4. Technical Debt and Integration Friction
Many legacy BI tools operate as "Data Islands." It is notoriously difficult to get data out of these proprietary systems and into other tools for collaboration or advanced analytics.
Integration Friction Points:
- Siloed Security: Managing a separate set of users and permissions in a legacy BI tool increases the risk of security breaches.
- Disconnected Collaboration: Users often resort to "Export to Excel" and emailing files around, which leads to version control nightmares and "data brawls" in board meetings.
Power BI is natively integrated into the Microsoft 365 ecosystem. TCO decreases when you realize you don’t need third-party tools for collaboration (Teams), automated alerts (Power Automate), or identity management (Entra ID). Everything works together, reducing the "integration tax" that plagues legacy systems.
5. Automating the Transition with Pulse Convert
The "Upfront" cost of migration is often the biggest hurdle that scares companies away from modernization. The thought of manually rebuilding 2,000 WebI reports or dozens of complex Universes is daunting.
This is where Pulse Convert changes the ROI equation.
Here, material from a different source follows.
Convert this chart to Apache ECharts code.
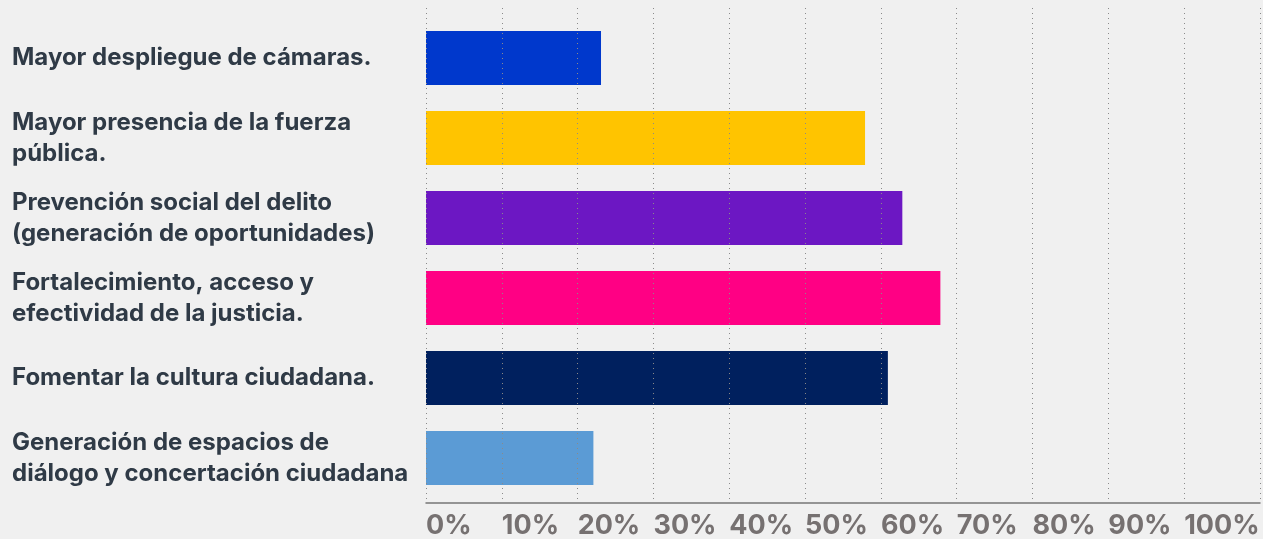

By using automation to handle the migration of data lineage and business logic, Pulse Convert provides:
- Reduced "Double-Running" Costs: By accelerating the migration, you shorten the period where you are paying for both your old SAP BO licenses and your new Power BI licenses.
- Labor Efficiency: Automation reduces manual labor costs by up to 60%, allowing your best developers to focus on building new value rather than duplicating old reports.
- Accuracy at Scale: Automation eliminates the human error inherent in manual DAX rewrites, preventing costly data discrepancies post-migration.
Conclusion: The ROI of Modernization
If you only look at the licensing fee, you are missing 80% of the financial picture. The true TCO of staying on a legacy platform includes expensive hardware, a shrinking talent pool, and the crippling cost of slow decision-making.
Modernizing your analytics stack is an investment in your company's agility. By leveraging automated migration tools, you can bypass the traditional risks and costs associated with digital transformation.